I support the rules before us today, and add my voice to those thanking Mr. Carmichael and Ms. Rivshin for their conscientious work on this project. Additionally, as usual, Samantha Ross and Gordon Seymour have provided invaluable insights and assistance, and I thank them as well. I also want to applaud the over 800 people and organizations that took the time to submit comment letters. It's not an understatement to say that your energy overwhelmed us. We have considered all of the views and recommendations offered, and I strongly believe that the final rules presented here today are better because of this valuable input.
First, we need to remember that "independence," like all virtues, is a state of mind. It cannot be guaranteed through legislation or regulation any more than greed can be banned. It will be important as these rules are implemented that both auditors and audit committees remain vigilant in their scrutiny of non-audit services, to ensure that independence is not only maintained as a matter of fact, but also as a matter of perception. Investor confidence is too valuable to become complacent in this area. Similarly, compliance with independence rules will continue to be a priority in the PCAOB inspections of registered firms.
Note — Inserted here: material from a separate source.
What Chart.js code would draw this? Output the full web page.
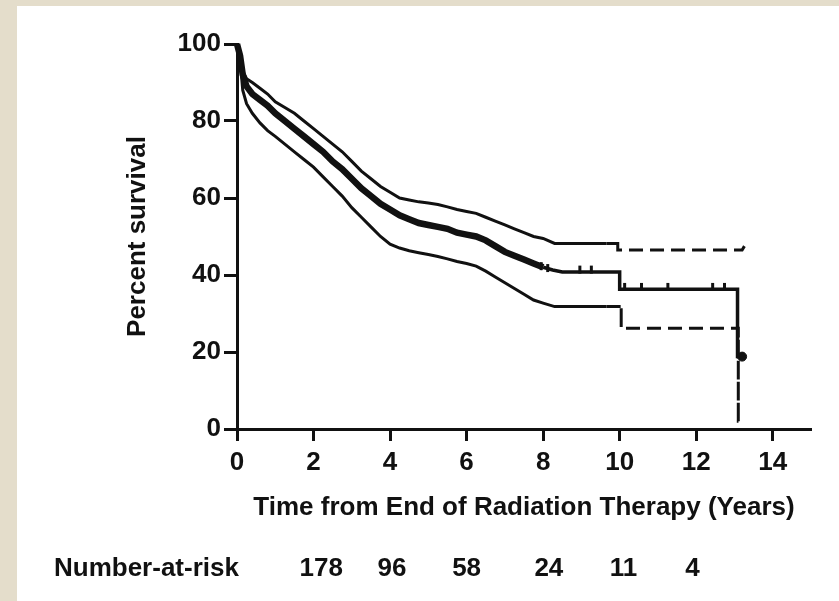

Second, today's actions will, I hope, begin to heal long-festering sores. Let us not deceive ourselves; the "auditor independence" road journeyed during the past 5-1/2 years has been bumpy, twisted, and in many minds thoroughly unpleasant. Yet, this proposal – the subject of obvious wide interest to participants in our public markets – was almost unanimously praised by commenters as a balanced resolution to a sticky subject. Many in the investment community, while generally supporting the proposal, recommended more extensive prohibitions. Similarly, many in the corporate and audit community recommended that the prohibitions be slightly lessened. The fact that our final rules, although tweaked up and down and here and there, remain somewhat in between these two ends of the spectrum is, I think, healthy. While none may be ecstatic, I think most will be satisfied.
In this context, I'd like to turn to a recommendation that was not incorporated into the final rule. In Rule 3523, we prohibit the provision of personal tax services by the auditor to certain types of corporate employees. Some recommended that this be broadened to include either all directors of the company, or minimally the audit committee members. Others recommended that, as an alternative to restricting personal tax services to directors, we require the auditor to disclose these types of engagements to the audit committee.
I remain concerned about whether auditors are, in fact, disclosing this type of information to audit committees, and believe that we should through our inspection process monitor behavior. If actual practice does not conform to what we believe should be best practice, I as one Board member would support re-opening this issue for further rulemaking.